At least that's the way it's been for the previous seventeen years. Standing in this same old river, I get the gist of what Heraclitus was saying, but it doesn't make my feet any less wet. The water around me is personified by the kids who fill the classrooms and playground. In the halls they have a distinctly river-like movement. Still, those third graders used to be second graders, and the fifth graders from way back in June have moved off down around the bend to middle school.

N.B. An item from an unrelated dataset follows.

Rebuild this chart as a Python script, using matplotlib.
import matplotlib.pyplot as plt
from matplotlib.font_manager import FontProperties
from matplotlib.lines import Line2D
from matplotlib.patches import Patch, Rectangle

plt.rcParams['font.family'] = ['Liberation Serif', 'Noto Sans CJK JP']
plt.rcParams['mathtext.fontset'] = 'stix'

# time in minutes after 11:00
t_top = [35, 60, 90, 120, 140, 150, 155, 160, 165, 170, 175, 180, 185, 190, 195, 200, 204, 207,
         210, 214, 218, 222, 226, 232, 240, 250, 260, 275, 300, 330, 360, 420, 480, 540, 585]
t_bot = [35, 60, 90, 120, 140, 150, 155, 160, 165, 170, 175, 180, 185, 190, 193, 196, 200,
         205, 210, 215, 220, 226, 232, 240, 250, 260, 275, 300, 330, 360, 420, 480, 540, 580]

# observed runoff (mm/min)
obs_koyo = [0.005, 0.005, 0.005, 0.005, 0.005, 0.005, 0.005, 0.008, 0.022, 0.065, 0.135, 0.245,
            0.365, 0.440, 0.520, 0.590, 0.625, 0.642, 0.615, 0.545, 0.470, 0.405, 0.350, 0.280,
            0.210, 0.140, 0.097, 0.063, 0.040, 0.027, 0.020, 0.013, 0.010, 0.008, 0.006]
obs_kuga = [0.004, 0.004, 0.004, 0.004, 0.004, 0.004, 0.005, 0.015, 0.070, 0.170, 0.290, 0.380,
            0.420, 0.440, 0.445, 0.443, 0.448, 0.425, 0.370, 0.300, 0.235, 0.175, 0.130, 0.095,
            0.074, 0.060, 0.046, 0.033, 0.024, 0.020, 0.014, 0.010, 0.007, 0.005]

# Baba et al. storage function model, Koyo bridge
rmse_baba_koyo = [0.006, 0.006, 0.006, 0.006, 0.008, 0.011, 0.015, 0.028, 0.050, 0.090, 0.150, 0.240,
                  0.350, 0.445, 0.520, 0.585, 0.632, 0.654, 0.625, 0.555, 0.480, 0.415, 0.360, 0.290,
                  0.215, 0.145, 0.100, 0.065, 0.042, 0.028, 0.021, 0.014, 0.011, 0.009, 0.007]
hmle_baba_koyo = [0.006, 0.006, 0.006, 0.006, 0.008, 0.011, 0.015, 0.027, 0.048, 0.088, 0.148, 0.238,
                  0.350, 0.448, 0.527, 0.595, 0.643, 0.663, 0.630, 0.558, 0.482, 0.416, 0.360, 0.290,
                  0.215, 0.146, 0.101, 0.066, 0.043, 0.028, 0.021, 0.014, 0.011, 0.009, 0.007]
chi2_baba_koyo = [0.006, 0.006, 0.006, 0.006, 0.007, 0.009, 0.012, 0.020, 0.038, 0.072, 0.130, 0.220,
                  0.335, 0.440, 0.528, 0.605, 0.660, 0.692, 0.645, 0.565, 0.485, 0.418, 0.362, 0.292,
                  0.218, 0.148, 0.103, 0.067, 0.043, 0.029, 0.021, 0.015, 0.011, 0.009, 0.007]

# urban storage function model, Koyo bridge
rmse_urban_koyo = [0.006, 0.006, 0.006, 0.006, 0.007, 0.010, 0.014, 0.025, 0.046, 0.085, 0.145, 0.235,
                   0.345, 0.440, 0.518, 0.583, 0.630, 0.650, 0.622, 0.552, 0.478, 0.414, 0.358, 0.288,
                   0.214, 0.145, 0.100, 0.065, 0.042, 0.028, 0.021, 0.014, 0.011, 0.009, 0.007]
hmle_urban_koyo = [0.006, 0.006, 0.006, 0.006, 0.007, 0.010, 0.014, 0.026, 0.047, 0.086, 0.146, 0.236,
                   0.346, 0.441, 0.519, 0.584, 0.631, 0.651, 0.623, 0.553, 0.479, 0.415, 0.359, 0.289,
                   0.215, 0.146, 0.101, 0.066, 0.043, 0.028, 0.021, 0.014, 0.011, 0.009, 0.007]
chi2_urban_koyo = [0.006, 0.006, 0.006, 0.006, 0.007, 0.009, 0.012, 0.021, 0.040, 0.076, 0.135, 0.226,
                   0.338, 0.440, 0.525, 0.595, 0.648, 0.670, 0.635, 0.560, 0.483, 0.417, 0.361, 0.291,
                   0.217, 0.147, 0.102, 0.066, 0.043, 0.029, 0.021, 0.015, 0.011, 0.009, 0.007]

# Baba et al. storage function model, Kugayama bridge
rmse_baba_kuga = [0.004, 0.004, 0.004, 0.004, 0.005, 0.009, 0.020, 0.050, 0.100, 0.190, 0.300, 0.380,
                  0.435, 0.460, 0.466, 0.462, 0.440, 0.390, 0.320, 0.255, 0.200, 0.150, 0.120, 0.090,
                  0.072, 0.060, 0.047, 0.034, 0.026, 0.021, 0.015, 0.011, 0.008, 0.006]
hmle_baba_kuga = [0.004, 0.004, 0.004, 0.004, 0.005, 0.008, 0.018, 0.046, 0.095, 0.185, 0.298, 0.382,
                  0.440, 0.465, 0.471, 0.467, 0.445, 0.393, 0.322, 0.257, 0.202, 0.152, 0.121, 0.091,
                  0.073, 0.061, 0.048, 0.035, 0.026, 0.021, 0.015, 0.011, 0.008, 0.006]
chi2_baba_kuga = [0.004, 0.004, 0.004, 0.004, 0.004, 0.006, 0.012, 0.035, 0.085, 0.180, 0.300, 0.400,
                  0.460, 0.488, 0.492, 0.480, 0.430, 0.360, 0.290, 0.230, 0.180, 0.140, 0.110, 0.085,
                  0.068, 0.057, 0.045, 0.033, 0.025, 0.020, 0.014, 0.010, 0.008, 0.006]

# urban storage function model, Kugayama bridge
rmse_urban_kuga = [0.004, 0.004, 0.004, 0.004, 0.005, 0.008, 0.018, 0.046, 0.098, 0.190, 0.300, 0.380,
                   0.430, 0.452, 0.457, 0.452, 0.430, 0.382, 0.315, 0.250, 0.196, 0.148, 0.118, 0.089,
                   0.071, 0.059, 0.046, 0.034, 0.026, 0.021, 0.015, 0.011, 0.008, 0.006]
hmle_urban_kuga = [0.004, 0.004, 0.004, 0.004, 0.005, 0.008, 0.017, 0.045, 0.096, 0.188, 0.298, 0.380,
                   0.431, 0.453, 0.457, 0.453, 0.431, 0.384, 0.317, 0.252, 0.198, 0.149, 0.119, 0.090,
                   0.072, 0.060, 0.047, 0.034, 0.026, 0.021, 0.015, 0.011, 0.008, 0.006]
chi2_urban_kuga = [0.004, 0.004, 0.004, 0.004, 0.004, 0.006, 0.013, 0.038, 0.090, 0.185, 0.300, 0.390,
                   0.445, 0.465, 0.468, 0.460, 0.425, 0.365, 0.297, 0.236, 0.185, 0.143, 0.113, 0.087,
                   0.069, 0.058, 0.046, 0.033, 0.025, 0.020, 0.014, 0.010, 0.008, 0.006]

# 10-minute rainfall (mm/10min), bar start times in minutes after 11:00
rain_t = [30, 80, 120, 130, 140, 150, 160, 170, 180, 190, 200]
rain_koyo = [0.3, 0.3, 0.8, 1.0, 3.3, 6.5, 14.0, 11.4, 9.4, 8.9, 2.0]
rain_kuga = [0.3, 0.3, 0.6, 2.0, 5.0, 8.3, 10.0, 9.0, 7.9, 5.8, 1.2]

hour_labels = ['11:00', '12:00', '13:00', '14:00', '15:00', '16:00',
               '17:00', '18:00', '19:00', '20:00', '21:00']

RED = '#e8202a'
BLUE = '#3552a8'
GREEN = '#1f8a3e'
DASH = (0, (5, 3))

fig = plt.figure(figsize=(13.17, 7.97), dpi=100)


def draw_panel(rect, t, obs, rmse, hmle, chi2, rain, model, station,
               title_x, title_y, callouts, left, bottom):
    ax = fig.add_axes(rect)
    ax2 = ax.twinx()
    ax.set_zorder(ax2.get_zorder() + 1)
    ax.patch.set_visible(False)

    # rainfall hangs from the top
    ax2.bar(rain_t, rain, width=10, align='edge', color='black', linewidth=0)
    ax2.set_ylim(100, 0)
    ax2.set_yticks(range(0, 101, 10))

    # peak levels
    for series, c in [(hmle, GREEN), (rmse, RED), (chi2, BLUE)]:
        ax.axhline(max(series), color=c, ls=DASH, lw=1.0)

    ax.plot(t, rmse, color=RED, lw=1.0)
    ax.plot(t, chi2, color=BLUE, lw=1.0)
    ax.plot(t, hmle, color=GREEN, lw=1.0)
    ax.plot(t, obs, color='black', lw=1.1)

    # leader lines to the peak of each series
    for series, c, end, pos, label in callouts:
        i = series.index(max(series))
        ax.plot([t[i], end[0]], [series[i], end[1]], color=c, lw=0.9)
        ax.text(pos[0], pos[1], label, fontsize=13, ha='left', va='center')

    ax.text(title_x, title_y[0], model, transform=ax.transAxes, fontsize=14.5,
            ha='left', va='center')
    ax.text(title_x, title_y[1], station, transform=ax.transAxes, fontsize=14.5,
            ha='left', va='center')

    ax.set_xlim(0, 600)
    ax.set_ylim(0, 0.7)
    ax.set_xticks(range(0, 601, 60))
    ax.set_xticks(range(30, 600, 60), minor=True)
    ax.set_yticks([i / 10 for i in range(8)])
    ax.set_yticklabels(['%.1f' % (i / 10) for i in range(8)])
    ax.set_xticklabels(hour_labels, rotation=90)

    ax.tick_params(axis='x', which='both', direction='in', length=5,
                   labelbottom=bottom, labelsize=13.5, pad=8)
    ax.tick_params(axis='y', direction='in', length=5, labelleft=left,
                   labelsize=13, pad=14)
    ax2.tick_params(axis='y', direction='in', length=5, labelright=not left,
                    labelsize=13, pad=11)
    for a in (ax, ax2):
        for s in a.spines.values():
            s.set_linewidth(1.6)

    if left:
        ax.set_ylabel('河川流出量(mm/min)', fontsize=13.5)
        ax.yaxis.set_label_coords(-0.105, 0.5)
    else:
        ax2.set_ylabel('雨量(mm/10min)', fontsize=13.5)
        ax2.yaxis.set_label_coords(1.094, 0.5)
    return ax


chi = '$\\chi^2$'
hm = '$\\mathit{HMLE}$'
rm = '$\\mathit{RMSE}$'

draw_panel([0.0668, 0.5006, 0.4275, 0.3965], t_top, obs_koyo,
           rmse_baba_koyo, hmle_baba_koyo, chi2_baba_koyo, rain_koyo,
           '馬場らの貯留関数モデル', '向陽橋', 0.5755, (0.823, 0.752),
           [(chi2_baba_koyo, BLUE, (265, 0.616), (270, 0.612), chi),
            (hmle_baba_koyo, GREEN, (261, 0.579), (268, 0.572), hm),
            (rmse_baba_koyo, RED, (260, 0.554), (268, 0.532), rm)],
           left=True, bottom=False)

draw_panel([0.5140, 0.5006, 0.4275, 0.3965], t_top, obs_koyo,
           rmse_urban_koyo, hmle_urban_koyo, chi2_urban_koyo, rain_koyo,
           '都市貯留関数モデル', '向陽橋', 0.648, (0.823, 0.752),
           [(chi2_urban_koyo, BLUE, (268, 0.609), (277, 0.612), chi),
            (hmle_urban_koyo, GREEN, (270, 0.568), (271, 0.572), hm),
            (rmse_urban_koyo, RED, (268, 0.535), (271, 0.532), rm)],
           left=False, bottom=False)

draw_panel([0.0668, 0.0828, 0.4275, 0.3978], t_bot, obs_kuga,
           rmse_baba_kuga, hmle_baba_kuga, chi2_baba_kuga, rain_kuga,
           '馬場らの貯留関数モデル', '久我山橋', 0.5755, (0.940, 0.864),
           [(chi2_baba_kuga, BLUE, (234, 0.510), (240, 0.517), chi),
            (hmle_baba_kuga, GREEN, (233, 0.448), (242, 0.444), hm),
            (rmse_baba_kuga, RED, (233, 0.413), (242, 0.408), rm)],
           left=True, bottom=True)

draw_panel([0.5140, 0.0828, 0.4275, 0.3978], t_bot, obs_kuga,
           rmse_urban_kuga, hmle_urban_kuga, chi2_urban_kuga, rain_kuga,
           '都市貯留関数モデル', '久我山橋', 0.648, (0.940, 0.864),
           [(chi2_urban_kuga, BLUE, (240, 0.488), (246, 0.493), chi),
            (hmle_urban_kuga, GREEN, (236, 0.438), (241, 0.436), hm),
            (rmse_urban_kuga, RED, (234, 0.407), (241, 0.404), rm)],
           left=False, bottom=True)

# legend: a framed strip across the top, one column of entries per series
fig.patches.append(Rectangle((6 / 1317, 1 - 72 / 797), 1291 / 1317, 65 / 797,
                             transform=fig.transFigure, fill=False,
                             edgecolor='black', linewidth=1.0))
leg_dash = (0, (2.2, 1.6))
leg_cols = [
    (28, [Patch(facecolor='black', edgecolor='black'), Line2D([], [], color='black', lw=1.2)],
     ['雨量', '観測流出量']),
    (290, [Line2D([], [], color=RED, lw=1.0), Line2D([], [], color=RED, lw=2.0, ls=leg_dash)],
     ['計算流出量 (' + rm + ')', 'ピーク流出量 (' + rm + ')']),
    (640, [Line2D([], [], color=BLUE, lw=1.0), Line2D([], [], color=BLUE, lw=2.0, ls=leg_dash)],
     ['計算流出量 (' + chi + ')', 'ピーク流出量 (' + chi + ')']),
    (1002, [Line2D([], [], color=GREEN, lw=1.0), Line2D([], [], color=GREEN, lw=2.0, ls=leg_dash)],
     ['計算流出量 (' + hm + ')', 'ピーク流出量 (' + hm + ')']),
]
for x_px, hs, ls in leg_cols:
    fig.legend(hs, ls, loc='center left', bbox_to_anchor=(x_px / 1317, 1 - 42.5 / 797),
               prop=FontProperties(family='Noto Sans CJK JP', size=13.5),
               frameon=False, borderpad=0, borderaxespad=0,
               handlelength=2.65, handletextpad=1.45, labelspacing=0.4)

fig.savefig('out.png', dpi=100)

So maybe I'm not really standing there in the river so much as a metaphorical rock in the stream, altering the current as much as being washed over. Yes, there has been some erosion, and the banks feel just a little wider than they used to be, but it sure feels like the same old river. Change is everywhere, so change is a constant, and if I provide a long enough time line, I can see that my feet in this river don't amount to that much after all, only in comparison to those who have been there less than eighteen years. And since it just so happens that we house six years of elementary education under our roof, that means that I am finishing up my third full cycle of Kindergarten through fifth grade. The river of children that has flowed around me has moved downstream to a point where I probably wouldn't recognize most of them. In their place are a new crop, bubbling and frothing about, anxious to find their own way. Hold on while I commence to wade into that new river.